September 2002


How old are you? How much do you earn?

What would you answer if asked asked these questions at website when you were buying your next TV or ordering groceries online? A lot of us would lie, and for a very good reason - to protect our privacy.

But the companies posing these questions also think they have a good reason. Information about customer profiles is becoming increasingly important in business, both for marketing and for development and improvement of services.

Image from www.freeimages.co.uk

Time to tell the truth? Image from www.freeimages.co.uk

"Right now, the rate of falsification on Web surveys is extremely high," says Dr Ann Coavoukian, the commissioner of information and privacy in Ontario, U.S.A. "People are lying and vendors don't know what is false [or what is] accurate, so the information is useless."

But researchers at IBM think they have the solution. They have developed an ingenious method to protect our privacy, while still giving companies the information they crave.

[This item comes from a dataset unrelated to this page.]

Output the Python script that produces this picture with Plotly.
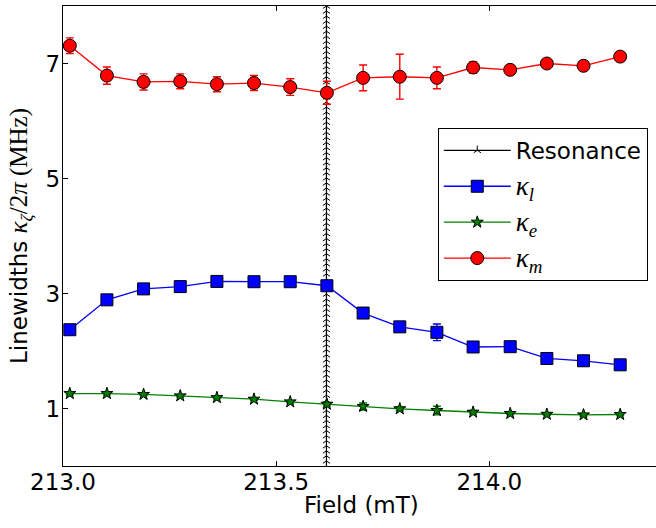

Rakesh Agrawal and Ramakrishnan Srikant, computer scientists working for IBM in California, realised that companies are often interested in aggregate data, rather than in being able to track individual responses. The two researchers have developed software that never records original answers, instead randomising them in such a way that companies can reconstruct the information they need from all the responses.

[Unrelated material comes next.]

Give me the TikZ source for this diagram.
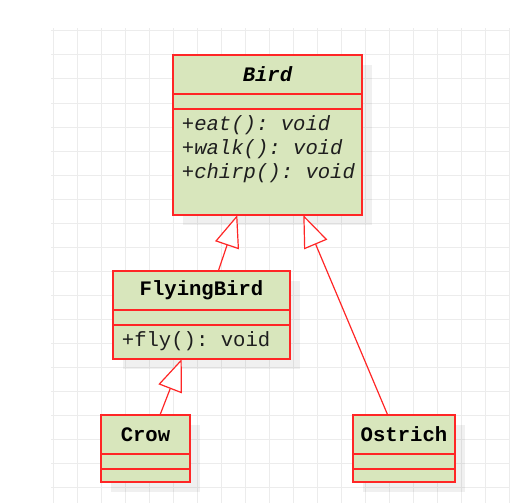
\documentclass[tikz,border=0pt]{standalone}
\usepackage{fontspec}
\newfontfamily\umlfont{Liberation Mono}
\usetikzlibrary{arrows.meta,shadows}
\definecolor{umlred}{RGB}{255,38,38}
\definecolor{umlfill}{RGB}{216,230,188}
\definecolor{gridgray}{RGB}{236,236,236}
\definecolor{methodcol}{RGB}{30,30,30}
\frenchspacing
\begin{document}
\begin{tikzpicture}[x=1pt,y=-1pt,
  gridline/.style={draw=gridgray, line width=1pt},
  classbox/.style={draw=umlred, line width=1.4pt, fill=umlfill, inner sep=0pt, outer sep=0pt, anchor=north west,
    drop shadow={shadow xshift=10pt, shadow yshift=-10pt, fill=black, opacity=0.06}},
  divider/.style={draw=umlred, line width=1.4pt},
  titletext/.style={font=\umlfont\fontsize{20.6}{24}\selectfont\bfseries, text=black, inner sep=0pt},
  methodtext/.style={font=\umlfont\fontsize{20.6}{24}\selectfont\frenchspacing, text=methodcol, inner sep=0pt, anchor=west},
  inh/.style={draw=umlred, line width=1.2pt, -{Triangle[length=32pt,width=25pt,fill=white]}}
]
\useasboundingbox (0,0) rectangle (517,503);
% grid
\foreach \x in {53,77,...,509} \draw[gridline] (\x,28) -- (\x,503);
\foreach \y in {31,55,...,487} \draw[gridline] (51,\y) -- (509,\y);

% Bird
\node[classbox, minimum width=189pt, minimum height=160pt] (bird) at (173,55) {};
\draw[divider] ([yshift=-39pt]bird.north west) -- ([yshift=-39pt]bird.north east);
\draw[divider] ([yshift=-54pt]bird.north west) -- ([yshift=-54pt]bird.north east);
\node[titletext] (birdname) at ([yshift=-19.5pt]bird.north) {\itshape Bird};
\node[methodtext] (birdm1) at (181.7,125.5) {\itshape +eat(): void};
\node[methodtext] (birdm2) at (181.7,149.5) {\itshape +walk(): void};
\node[methodtext] (birdm3) at (181.7,173.5) {\itshape +chirp(): void};

% FlyingBird
\node[classbox, minimum width=177pt, minimum height=88pt] (fb) at (113,271) {};
\draw[divider] ([yshift=-39pt]fb.north west) -- ([yshift=-39pt]fb.north east);
\draw[divider] ([yshift=-54pt]fb.north west) -- ([yshift=-54pt]fb.north east);
\node[titletext] (fbname) at ([yshift=-19.5pt]fb.north) {FlyingBird};
\node[methodtext] (fbm1) at (121.7,341.5) {+fly(): void};

% Crow
\node[classbox, minimum width=89pt, minimum height=67pt] (crow) at (101,415) {};
\draw[divider] ([yshift=-39pt]crow.north west) -- ([yshift=-39pt]crow.north east);
\draw[divider] ([yshift=-54pt]crow.north west) -- ([yshift=-54pt]crow.north east);
\node[titletext] (crowname) at ([yshift=-19.5pt]crow.north) {Crow};

% Ostrich
\node[classbox, minimum width=102pt, minimum height=67pt] (ostrich) at (353,415) {};
\draw[divider] ([yshift=-39pt]ostrich.north west) -- ([yshift=-39pt]ostrich.north east);
\draw[divider] ([yshift=-54pt]ostrich.north west) -- ([yshift=-54pt]ostrich.north east);
\node[titletext] (ostrichname) at ([yshift=-19.5pt]ostrich.north) {Ostrich};

% generalisations
\draw[inh] ([xshift=105.3pt]fb.north west) -- ([xshift=64.3pt]bird.south west);
\draw[inh] ([xshift=34.7pt]ostrich.north west) -- ([xshift=130.3pt]bird.south west);
\draw[inh] ([xshift=59pt]crow.north west) -- ([xshift=68.7pt]fb.south west);
\end{tikzpicture}
\end{document}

For example, if you are asked your age, instead of recording exactly what you entered, the software records your answer plus or minus some randomly generated number within a known range, say +/- 20 years. So if you enter 28, it might record anything between 8 and 48, with this process of randomization occurring independently for each response. Since your original answer and the random number masking it are never recorded, there is no way to reconstruct information about, say your next birthday.

But what remains is still useful for companies. They know not only what was recorded for all the responses, but also the probability distribution used to generate the random numbers masking the answers. This is not enough to reconstruct individual answers, but enough to deduce something about the whole group that responded. Using a version of Bayes Theorem applied to probability distributions, they can deduce the distribution of answers over the whole group. For example, they can get good estimates of how many respondent were aged 15-24, 25-34, and so on. (See Ye Banks and Bayes in issue 9 of Plus, or Beyond reasonable doubt in this issue for more on Bayes theorem.)

The inaccuracy resulting from this method may be a small price to pay if it persuades customers to be more truthful in their responses. "The beauty of this research is that retailers and other Web businesses are able to extract the valuable demographic information they need without necessarily knowing the underlying personal consumer data", says Harriet P. Pearson, IBM's Chief Privacy Officer.

Companies using such privacy software may have a real advantage over competitors, as many web users say that privacy is a major concern. However, for the system to work companies are going to have to convince consumers to trust them enough to stop fibbing about their answers.